Les principaux facteurs qui contribuent à générer cet état d’esprit négatif sont abordés dans les sections suivantes.

1- Le poids historique des interventions et agressions étrangères

Historiquement Haïti a toujours constitué une terre d’occupation et d’agressions étrangères. Après l’Indépendance de 1804, les américains ont imposé un embargo destructif durant plus de 60 ans et les français ont imposé une indemnité pour compenser les colons de manque à gagner provenant de l’esclavage. Il s’agissait surtout de bloquer l’émancipation du jeune État et détruire son économie.

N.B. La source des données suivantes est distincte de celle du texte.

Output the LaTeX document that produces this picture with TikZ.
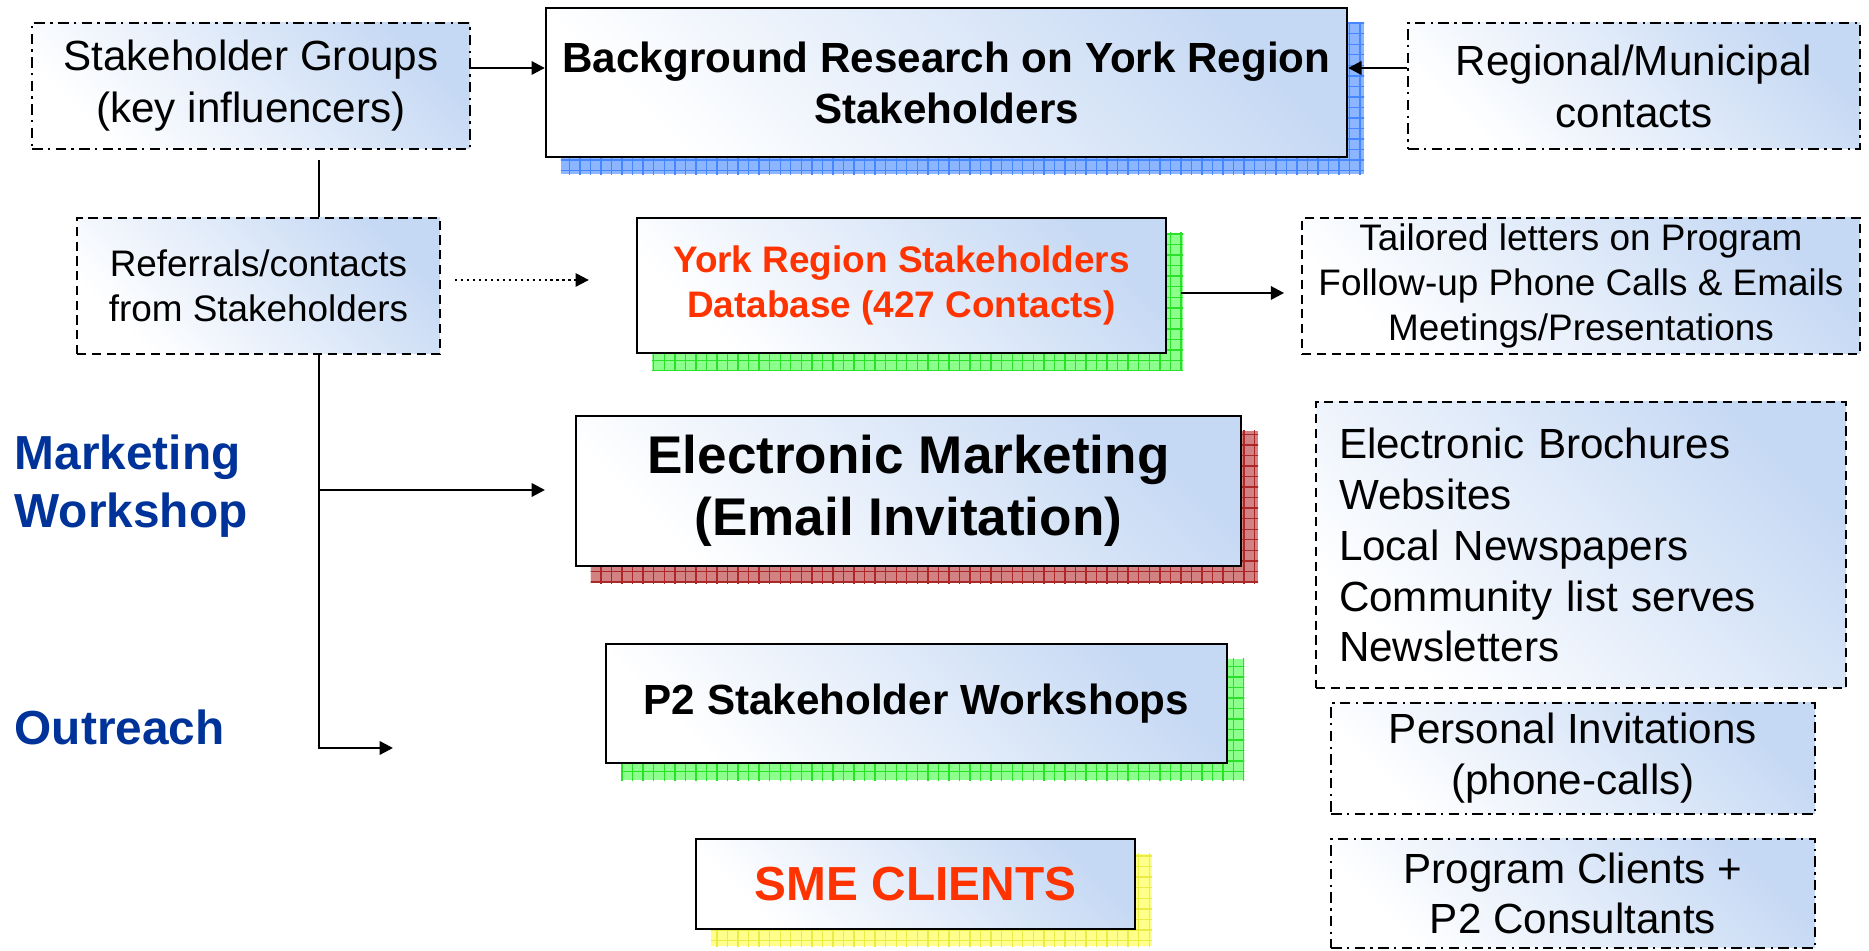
\documentclass[tikz,border=0pt]{standalone}
\usepackage{fontspec}
\setmainfont{Liberation Sans}
\usepackage{tikz}
\usetikzlibrary{arrows.meta,positioning,calc,patterns,backgrounds}
\usepackage{xcolor}
\definecolor{boxblue}{RGB}{198,217,244}
\definecolor{titleblue}{RGB}{0,51,153}
\definecolor{brightred}{RGB}{255,51,0}
\definecolor{shblue}{RGB}{140,182,255}
\definecolor{shbluel}{RGB}{70,135,255}
\definecolor{shgreen}{RGB}{140,255,140}
\definecolor{shgreenl}{RGB}{40,225,40}
\definecolor{shred}{RGB}{210,130,130}
\definecolor{shredl}{RGB}{170,40,40}
\definecolor{shyellow}{RGB}{255,255,140}
\definecolor{shyellowl}{RGB}{235,235,70}

\tikzset{
  box/.style={draw=black, line width=0.65pt, top color=boxblue, bottom color=white, shading angle=-45, align=center, inner sep=0pt},
  dashbox/.style={box, line width=0.5pt, dash pattern=on 2.6pt off 1.6pt},
  dotbox/.style={box, line width=0.5pt, dash pattern=on 3pt off 1.5pt on 0.7pt off 1.5pt},
  arr/.style={-{Triangle[length=3.8pt,width=3.8pt]}, line width=0.7pt},
  label/.style={anchor=west, align=left, text=titleblue, font=\fontsize{13.6}{16.5}\selectfont\bfseries, inner sep=0pt}
}

\begin{document}
\begin{tikzpicture}
        \useasboundingbox (0,0) rectangle (18.69,-9.51);

        \node[dotbox, minimum width=4.38cm, minimum height=1.26cm, font=\fontsize{12}{14.8}\selectfont] (sg) at (2.51,-0.86) {Stakeholder Groups\\(key influencers)};
        \node[box, minimum width=8.01cm, minimum height=1.49cm, font=\fontsize{12}{14.5}\selectfont\bfseries] (bg) at (9.465,-0.825) {Background Research on York Region\\Stakeholders};
        \node[dotbox, minimum width=4.52cm, minimum height=1.26cm, font=\fontsize{12}{14.8}\selectfont] (rm) at (16.34,-0.86) {Regional/Municipal\\contacts};

        \node[dashbox, minimum width=3.63cm, minimum height=1.36cm, font=\fontsize{10.5}{12.8}\selectfont] (ref) at (2.585,-2.86) {Referrals/contacts\\from Stakeholders};
        \node[box, minimum width=5.29cm, minimum height=1.35cm, text=brightred, font=\fontsize{10.5}{12.6}\selectfont\bfseries] (db) at (9.015,-2.855) {York Region Stakeholders\\Database (427 Contacts)};
        \node[dashbox, minimum width=5.58cm, minimum height=1.36cm, font=\fontsize{10.5}{12.8}\selectfont] (tl) at (15.81,-2.86) {Tailored letters on Program\\Follow-up Phone Calls \& Emails\\Meetings/Presentations};

        \node[box, minimum width=6.65cm, minimum height=1.50cm, font=\fontsize{15.1}{17.6}\selectfont\bfseries] (em) at (9.085,-4.91) {Electronic Marketing\\(Email Invitation)};
        \node[dashbox, minimum height=2.86cm, text width=4.84cm, inner xsep=0.23cm, align=left, font=\fontsize{12}{14.5}\selectfont] (eb) at (15.81,-5.45) {Electronic Brochures\\Websites\\Local Newspapers\\Community list serves\\Newsletters};

        \node[box, minimum width=6.21cm, minimum height=1.19cm, font=\fontsize{12}{14.5}\selectfont\bfseries] (ws) at (9.165,-7.035) {P2 Stakeholder Workshops};
        \node[dotbox, minimum width=4.84cm, minimum height=1.11cm, font=\fontsize{12}{14.5}\selectfont] (pi) at (15.73,-7.585) {Personal Invitations\\(phone-calls)};

        \node[box, minimum width=4.39cm, minimum height=0.90cm, text=brightred, font=\fontsize{13.6}{16}\selectfont\bfseries] (sme) at (9.155,-8.84) {SME CLIENTS};
        \node[dotbox, minimum width=4.84cm, minimum height=1.09cm, font=\fontsize{12}{14.2}\selectfont] (pc) at (15.73,-8.935) {Program Clients +\\P2 Consultants};

        \node[label] (mw) at (0.14,-4.86) {Marketing\\Workshop};
        \node[label] (out) at (0.14,-7.27) {Outreach};

        \begin{scope}[on background layer]
        \foreach \n/\c in {bg/shblue, db/shgreen, em/shred, ws/shgreen, sme/shyellow}
          \fill[\c, postaction={pattern=grid, pattern color=\c l}] ([shift={(0.16,-0.16)}]\n.south west) rectangle ([shift={(0.16,-0.16)}]\n.north east);
        \end{scope}

        \coordinate (trk) at (3.19,0);
        \coordinate (mwend) at (5.45,-4.90);
        \coordinate (outend) at (3.93,-7.48);

        \draw[arr] (sg.east |- 0,-0.68) -- (bg.west |- 0,-0.68);
        \draw[arr] (rm.west |- 0,-0.68) -- (bg.east |- 0,-0.68);
        \draw[line width=0.7pt, shorten <=0.10cm] (sg.south -| trk) -- (ref.north -| trk);
        \draw[arr] (ref.south -| trk) |- (outend);
        \draw[arr] (mwend -| trk) -- (mwend);
        \draw[arr, densely dotted, line width=0.6pt, shorten <=0.14cm, shorten >=0.47cm] (ref.east |- 0,-2.80) -- (db.west |- 0,-2.80);
        \draw[arr, shorten <=0.14cm, shorten >=0.17cm] (db.east |- 0,-2.93) -- (tl.west |- 0,-2.93);
    \end{tikzpicture}
\end{document}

Une industrie de réclamations étrangères s’est aussi développée. À cause de l’aide aux patriotes dominicains durant la Guerre de la Restauration (1861-1865), l’amiral espagnol Rubalcava se présenta dans la rade de Port-au-Prince avec une escadre militaire et exigea de l’Etat haïtien le paiement d’une forte rançon (1861). Les Allemands en deux occasions en 1872 dans l’Affaire Capitaine Batch et en 1897 dans l’Affaire Luders ont délégué successivement leurs escadres avec les mêmes objectifs. « Nous jetâmes l’argent, le front altier, l’âme fier, ainsi qu’on jette un os au chien » écrivit Oswald Durand, notre chantre national après l’affaire Capitaine Batch en 1872.

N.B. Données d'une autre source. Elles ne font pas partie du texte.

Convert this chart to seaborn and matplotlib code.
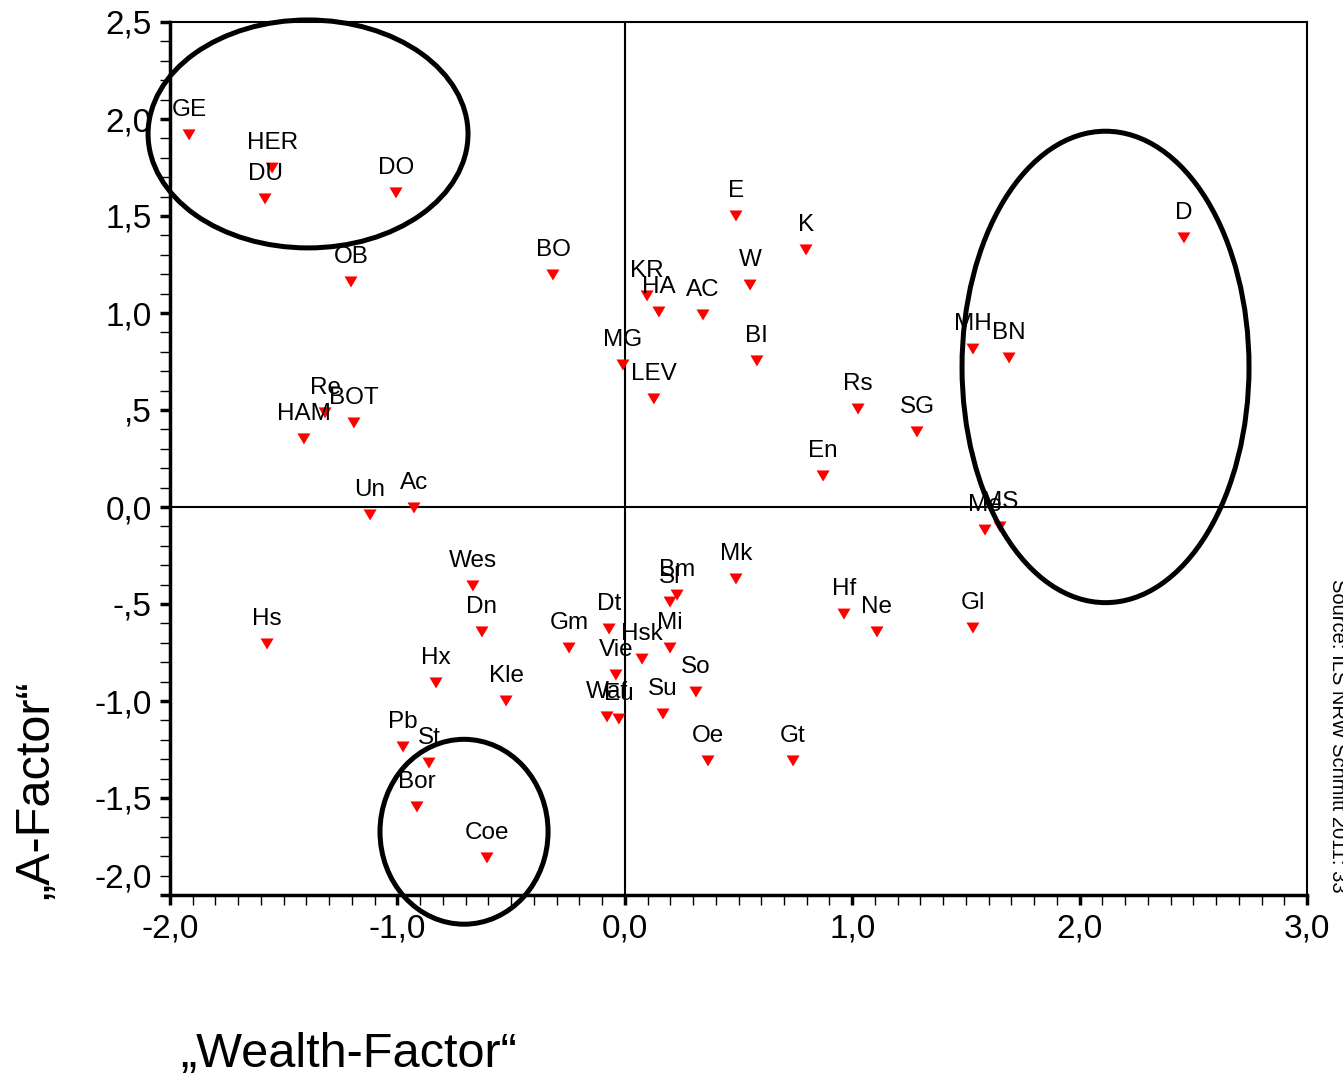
import matplotlib
matplotlib.use("Agg")
import matplotlib.pyplot as plt
import seaborn as sns
import pandas as pd
from matplotlib.patches import Ellipse
from matplotlib.ticker import MultipleLocator

# ---- data -------------------------------------------------------------
names = ["GE", "HER", "DU", "DO", "OB", "BO", "KR", "HA", "AC", "E", "K", "W",
         "BI", "MG", "LEV", "Rs", "SG", "En", "MH", "BN", "D", "Re", "BOT",
         "HAM", "Un", "Ac", "Me", "MS", "Wes", "Dn", "Gm", "Dt", "Bm", "Sl",
         "Mi", "Hsk", "Vie", "So", "Su", "Waf", "Eu", "Kle", "Hx", "Hs", "Pb",
         "St", "Bor", "Coe", "Mk", "Hf", "Ne", "Gl", "Oe", "Gt"]
wealth = [-1.916, -1.551, -1.582, -1.006, -1.204, -0.316, 0.098, 0.150, 0.344,
          0.489, 0.797, 0.551, 0.581, -0.008, 0.128, 1.026, 1.285, 0.872,
          1.531, 1.690, 2.459, -1.318, -1.191, -1.411, -1.120, -0.927, 1.584,
          1.650, -0.668, -0.628, -0.245, -0.069, 0.230, 0.199, 0.199, 0.076,
          -0.039, 0.313, 0.168, -0.078, -0.026, -0.522, -0.830, -1.573,
          -0.975, -0.861, -0.914, -0.606, 0.489, 0.964, 1.109, 1.531, 0.366,
          0.740]
afactor = [1.918, 1.747, 1.588, 1.619, 1.160, 1.196, 1.088, 1.005, 0.990,
           1.500, 1.325, 1.144, 0.753, 0.732, 0.557, 0.505, 0.387, 0.160,
           0.814, 0.768, 1.387, 0.485, 0.433, 0.351, -0.041, -0.005, -0.119,
           -0.103, -0.407, -0.644, -0.727, -0.629, -0.454, -0.490, -0.727,
           -0.784, -0.866, -0.954, -1.067, -1.082, -1.093, -1.000, -0.907,
           -0.706, -1.237, -1.320, -1.546, -1.809, -0.371, -0.552, -0.644,
           -0.624, -1.309, -1.309]

x_ticks = [-2.0, -1.0, 0.0, 1.0, 2.0, 3.0]
x_tick_labels = ["-2,0", "-1,0", "0,0", "1,0", "2,0", "3,0"]
y_ticks = [-2.0, -1.5, -1.0, -0.5, 0.0, 0.5, 1.0, 1.5, 2.0, 2.5]
y_tick_labels = ["-2,0", "-1,5", "-1,0", "-,5", "0,0", ",5", "1,0", "1,5",
                 "2,0", "2,5"]

# cluster ellipses (centre x, centre y, width, height) in data units
ell_cx = [-1.393, 2.114, -0.707]
ell_cy = [1.923, 0.722, -1.674]
ell_w = [1.407, 1.262, 0.739]
ell_h = [1.175, 2.43, 0.953]

x_title = "\u201eWealth-Factor\u201c"
y_title = "\u201eA-Factor\u201c"
source = "Source: ILS NRW Schmitt 2011: 33"

df = pd.DataFrame({"name": names, "wealth": wealth, "afactor": afactor})

# ---- style -------------------------------------------------------------
sns.set_theme(style="white")
plt.rcParams["font.family"] = ["Liberation Sans", "DejaVu Sans"]

W, H = 1343, 1075
fig = plt.figure(figsize=(W / 100, H / 100), dpi=100)
ax = fig.add_axes([170 / W, 1 - 895 / H, 1137 / W, 873 / H])

tri = [(-1.0, 0.846), (1.0, 0.846), (0.0, -0.846)]
sns.scatterplot(data=df, x="wealth", y="afactor", marker=tri, s=88,
                color="#ff0000", edgecolor="none", linewidth=0, ax=ax,
                zorder=3)

ax.axhline(0, color="black", lw=1.5, zorder=1)
ax.axvline(0, color="black", lw=1.5, zorder=1)

for n, xv, yv in zip(df["name"], df["wealth"], df["afactor"]):
    ax.annotate(n, (xv, yv), xytext=(0, 13.5), textcoords="offset points",
                ha="center", va="baseline", fontsize=17.5, color="black",
                zorder=4)

for cx, cy, w, h in zip(ell_cx, ell_cy, ell_w, ell_h):
    ax.add_patch(Ellipse((cx, cy), w, h, fill=False, edgecolor="black",
                         lw=3.6, clip_on=False, zorder=5))

ax.set_xlim(-2.0, 3.0)
ax.set_ylim(-2.0, 2.5)
ax.set_xticks(x_ticks, x_tick_labels)
ax.set_yticks(y_ticks, y_tick_labels)
ax.xaxis.set_minor_locator(MultipleLocator(0.1))
ax.yaxis.set_minor_locator(MultipleLocator(0.1))
ax.tick_params(which="both", bottom=True, left=True, top=False, right=False,
               direction="out", color="black")
ax.tick_params(which="major", length=7, width=2.5, labelsize=24, pad=6,
               labelcolor="black")
ax.tick_params(which="minor", length=7, width=1)
ax.get_yticklabels()[0].set_verticalalignment("bottom")
ax.set_xlabel("")
ax.set_ylabel("")
ax.grid(False)

for side, lw in (("left", 2.5), ("bottom", 2.5), ("top", 1.5), ("right", 1.5)):
    ax.spines[side].set_visible(True)
    ax.spines[side].set_color("black")
    ax.spines[side].set_linewidth(lw)

fig.text(180 / W, 1 - 1067 / H, x_title, ha="left", va="baseline",
         fontsize=35, color="black")
fig.text(36 / W, 1 - 790 / H, y_title, ha="center", va="center",
         rotation=90, fontsize=35, color="black")
fig.text(1338 / W, 1 - 893 / H, source, ha="center", va="bottom",
         rotation=270, fontsize=14.5, color="black")

fig.savefig("out.png", dpi=100)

En 1915, les américains ont foulé notre sol sous le fallacieux prétexte de rétablissement de l’ordre en prenant le contrôle des finances publiques et en nous dépouillant de notre réserve d’or se trouvant à la Banque de la République. En 1994 et 2004, sous prétexte de restaurer la démocratie et de stabiliser le pays, avec l’appui d’autres pays, ils ont détruit les vestiges de la production nationale, renforcé notre dépendance et nous ont amené au chaos que nous vivons actuellement.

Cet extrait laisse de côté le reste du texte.